Mention Jamaica even once to a music buff and reggae, rocksteady, and ska should spring to mind. Say the same to a foodie and jerk's the inevitable image. Though I have paid homage to the music at the Bob Marley Museum in Kingston, Jamaican food also pulls my chain. And at Jamaica Jamaica, a bright and squeaky-clean place on Austin Highway, there's much more on offer than knee-jerk jerk.
Ackee and saltfish, for example, is called Jamaica's national dish, and I had it more than once in place. It's not the kind of dish that will ever make it to the top of the charts in this country, but it needs to be tried. Ackee is a pretty (but poisonous when unripe) fruit with a cooked texture something like hard-scrambled eggs; saltfish is, yes, salted cod. Cooked together, the fish becomes less salty-fishy than one might imagine, and the whole is helped by onion, the usual unnamed herbs and spices and a hint of scotch bonnet chili. I added more of JJ's incendiary scotch bonnet sauce to both the main dish and the otherwise bland boiled green plantain and yam that came alongside and was perfectly happy. Nothing, however, could make palatable the deuce of "dumplings" that was also served; if Jamaicans played ice hockey (and we know they have fielded bobsledders), we could call them pucks. As it is, we'll just say you might have had to grow up with them.
We also hasten to say that we pretty much loved everything else. As an appetizer or a light snack, the patties are much like the empanadas or turnovers of many cultures: dough-encased packets of, in this case, curried chicken, beef, or vegetables. Only the beef and chicken were available when I asked, and I'd call the choice a toss-up: the chicken is boldly curry-flavored, the beef less assertive but with a crust flavored and colored by, we suppose, the likes of turmeric. Get both. And order a drink made from fresh ginger and pineapple as an accompaniment; it's surprising and seriously good. (An application to sell alcoholic beer and wine has been made, so Red Stripe and Guinness soon will be other options.)

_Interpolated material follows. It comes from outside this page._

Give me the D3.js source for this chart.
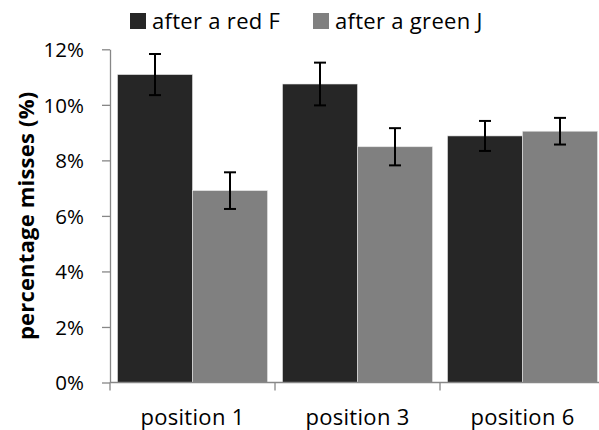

JJ's Small Entrée section allows the newbie to sample several dishes in reduced quantities at prices ranging from $5.99 for roast pork to $7.99 for the curry goat. Get the goat. It's boneless, the curry is not too outspoken, and the accompanying fried ripe plantains are a perfect complement. The rice with pigeon peas isn't bad, either. A naturally sweet steamed cabbage also comes with entrées, and it's just fine with even the jerk tofu. Yes, tofu. Previously labeled with a three-flame heat warning symbol, the tofu is one of about four dishes on the menu that were toned down to placate wimpy local palates, but it can still be ordered very spicy. We did. The first bite was challenging, but you get used to it in a hurry — not that I'll order it again. It's useful to have a vegetarian option on the menu, but there's otherwise little but heat to be had.
Caribbean brisket, marinated in Myers's Rum with spices (we always suspect allspice, maybe thyme), is hearty and rich despite the thinness of the meat. The same marinade with a touch of honey makes for a slightly mellower stovetop jerk chicken, but, again, it's almost a toss-up. Pass on the seductive-sounding but pasty coco bread. But do not fail to order the superb coconut pie. As claimed our charming Colombian waitress, the only non-Jamaican in the place, "it's just sweet enough." True true. Bravo bravo.
2011 Austin Highway
Best Bets Patties of beef or chicken, curry goat, Caribbean brisket, ginger beef with pineapple, coconut pie.